Isabella, trasferita a Roma per studiare il fenomeno degli esorcismi, fa conoscenza con due preti che utilizzano per questa pratica una sofisticata attrezzatura medica. Grazie a loro assisterà, rimanendone assai turbata, al primo esorcismo della sua vita. La “gita” romana ha però un doppio fine, Isabella è infatti intenzionata a fare luce sulla vita di sua madre, ricoverata in un ospedale psichiatrico per aver, vent’anni prima, assassinato brutalmente tre persone, proprio durante un tentativo di esorcismo. L’incontro con la figura materna permetterà a Isabella di scoprire la verità: la madre è stata effettivamente vittima di una possessione e gli effetti sono ancora visibili sul suo corpo, dove abbondano le ferite, e sulla sua anima.

L’altra faccia del diavolo

Giudizio sul film

Nel prologo del film assistiamo a un found footage come espediente per l’avvio della trama. Nelle scene iniziali, che fanno molto omaggio a “Non aprite quella porta” e al finale di “Rec”, per la componente religiosa, ci viene svelato un triplice ed efferato omicidio con tanto di visuale delle vittime. In seguito facciamo la conoscenza di Isabella Rossi e assistiamo ad alcune false testimonianze su sua madre, Maria. Anche in questo caso la sensazione di déjà vu è fortissima (su tutti, “The Blair Witch Project”) e vengono meno le speranze – già flebili – di assistere a qualcosa di nuovo. Evidentemente la trilogia di “Paranormal Activity” è in questo caso sintomatica di un cinema di genere ancora vivo con il pubblico – apparentemente – affascinato da pellicole di fiction “spacciate” per documentari.

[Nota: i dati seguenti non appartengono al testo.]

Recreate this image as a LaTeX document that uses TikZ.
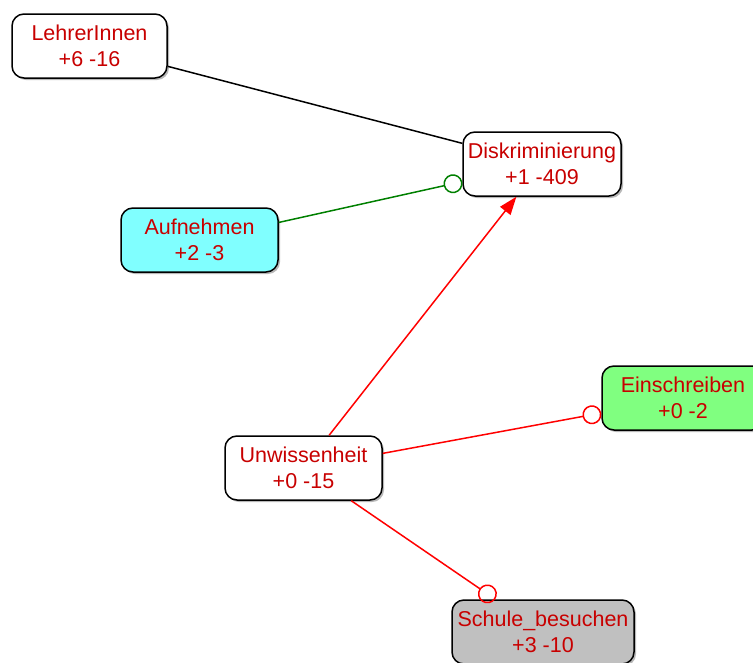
\documentclass[tikz,border=0pt]{standalone}
\usepackage{fontspec}
\setmainfont{Liberation Sans}
\usetikzlibrary{arrows.meta}
\definecolor{labelred}{HTML}{C80000}
\definecolor{cyanfill}{HTML}{80FFFF}
\definecolor{greenfill}{HTML}{80FF80}
\definecolor{grayfill}{HTML}{C0C0C0}
\definecolor{linkgreen}{HTML}{008000}
\definecolor{linkred}{HTML}{FF0000}
\tikzset{
  concept/.style={draw=black, line width=1.5pt, rounded corners=12pt,
    fill=white, inner sep=0pt, align=center, text=labelred,
    font=\fontsize{21.5}{26}\selectfont, minimum height=64pt},
  shade box/.style={fill=black!28, rounded corners=12pt, draw=none},
  link/.style={line width=1.5pt},
  opencirc/.style={-{Circle[open, length=19pt, width=19pt, line width=1.5pt]}},
  solidtip/.style={-{Triangle[length=18pt, width=13pt]}}
}
\begin{document}
\begin{tikzpicture}[x=1pt, y=-1pt]
  \clip (0,0) rectangle (753,662);
  \fill[white] (0,0) rectangle (753,662);

  % soft shadows beneath the boxes
  \foreach \cx/\cy/\w in {89.5/46/155, 542/164/158, 199.5/240/157, 683/398/162, 303.5/468/157, 543/632/182}{
    \fill[shade box] (\cx-\w/2+2, \cy-32+2) rectangle (\cx+\w/2+2, \cy+32+2);
  }

  \node[concept, minimum width=155pt] (lehrer) at (89.5,46) {LehrerInnen\\+6 -16};
  \node[concept, minimum width=158pt] (diskr) at (542,164) {Diskriminierung\\+1 -409};
  \node[concept, minimum width=157pt, fill=cyanfill] (aufn) at (199.5,240) {Aufnehmen\\+2 -3};
  \node[concept, minimum width=162pt, fill=greenfill] (einschr) at (683,398) {Einschreiben\\+0 -2};
  \node[concept, minimum width=157pt] (unwiss) at (303.5,468) {Unwissenheit\\+0 -15};
  \node[concept, minimum width=182pt, fill=grayfill] (schule) at (543,632) {Schule\_besuchen\\+3 -10};

  \draw[link, black] (lehrer) -- (diskr);
  \draw[link, linkgreen, opencirc] (aufn) -- (diskr);
  \draw[link, linkred, solidtip] (unwiss) -- (diskr);
  \draw[link, linkred, opencirc] (unwiss) -- (einschr);
  \draw[link, linkred, opencirc] (unwiss) -- (schule);
\end{tikzpicture}
\end{document}
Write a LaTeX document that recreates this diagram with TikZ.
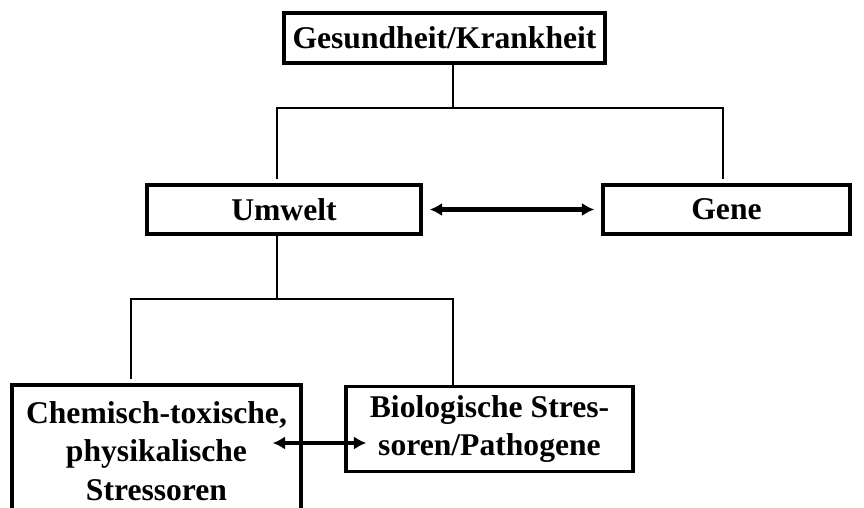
\documentclass[tikz,border=0pt]{standalone}
\usepackage{fontspec}
\setmainfont{Liberation Serif}
\usetikzlibrary{arrows.meta}
\begin{document}
\begin{tikzpicture}[x=0.02cm,y=-0.02cm,
    box/.style={draw,line width=2pt,align=center,inner sep=0pt,
        font=\fontsize{18}{22}\selectfont\bfseries},
    tree/.style={line width=0.9pt},
    link/.style={line width=2.4pt,{Latex[length=7pt,width=7.5pt]}-{Latex[length=7pt,width=7.5pt]}}]
        \useasboundingbox (0,0) rectangle (864,507);
        \node[box,minimum width=6.42cm,minimum height=1cm] (top) at (444.5,38) {Gesundheit/Krankheit};
        \node[box,minimum width=5.48cm,minimum height=0.98cm] (umwelt) at (284,209.5) {Umwelt};
        \node[box,minimum width=4.94cm,minimum height=0.98cm] (gene) at (726.5,209.5) {Gene};
        \node[box,minimum width=5.78cm,minimum height=2.64cm] (chem) at (156.5,451) {Chemisch-toxische,\\physikalische\\Stressoren};
        \node[box,minimum width=5.74cm,minimum height=1.7cm] (bio) at (489.5,429) {Biologische Stres-\\soren/Pathogene};
        % branch points
        \coordinate (t1) at (453,108);
        \coordinate (t1l) at (277,108);
        \coordinate (t1r) at (723,108);
        \coordinate (u1) at (277,299);
        \coordinate (u1l) at (131,299);
        \coordinate (u1r) at (453,299);
        \draw[tree] (top.south -| t1) -- (t1);
        \draw[tree] ([yshift=0.08cm]t1l |- umwelt.north) -- (t1l) -- (t1r) -- ([yshift=0.08cm]t1r |- gene.north);
        \draw[tree] (umwelt.south -| u1) -- (u1);
        \draw[tree] ([yshift=0.08cm]u1l |- chem.north) -- (u1l) -- (u1r) -- ([yshift=-0.06cm]u1r |- bio.north);
        % arrows
        \draw[link,shorten <=4pt,shorten >=4pt] (umwelt.east) -- (gene.west);
        \draw[link] ([xshift=-0.6cm,yshift=0.16cm]chem.east) -- ([xshift=0.44cm,yshift=0.16cm]chem.east -| bio.west);
    \end{tikzpicture}
\end{document}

Peccato che il film di Brent Hell non aggiunga nulla al filone, la costruzione narrativa è routinizzata, gli eventi narrati nel film sono piuttosto noiosi e i personaggi piatti. Il film fatica a entrare nella sua fase cruciale perdendosi dietro a lungaggini  incomprensibili (addirittura viene mostrato il viaggio aereo della ragazza verso Roma).  La fase esorcistica viene raggiunta troppo tardi e non spaventa, o meglio, non sarà motivo di incubo per lo spettatore, nonostante alcune situazioni che lasciano un senso di disagio (su tutte la fanciulla rannicchiata su se stessa con un angosciante sottofondo sonoro delle sue ossa scricchiolanti).

Commenti finali

Accompagnato da una notevole campagna virale (è stato creato un sito ad hoc dove seguire ulteriori sviluppi sul caso di Maria Rossi),  il film parte da una base horror solida, come quella dell’esorcismo con annessi riferimenti religiosi, ma non riesce a ricreare la cupa atmosfera dei suoi predecessori. Attingendo a più riprese nella cinematografia horror – soprattutto – degli ultimi due lustri, la pellicola promette bene con una possibile virata nei misteri della Chiesa e del Vaticano ma il tutto resta assolutamente arrangiato e, oltretutto, la location romana è poco sfruttata.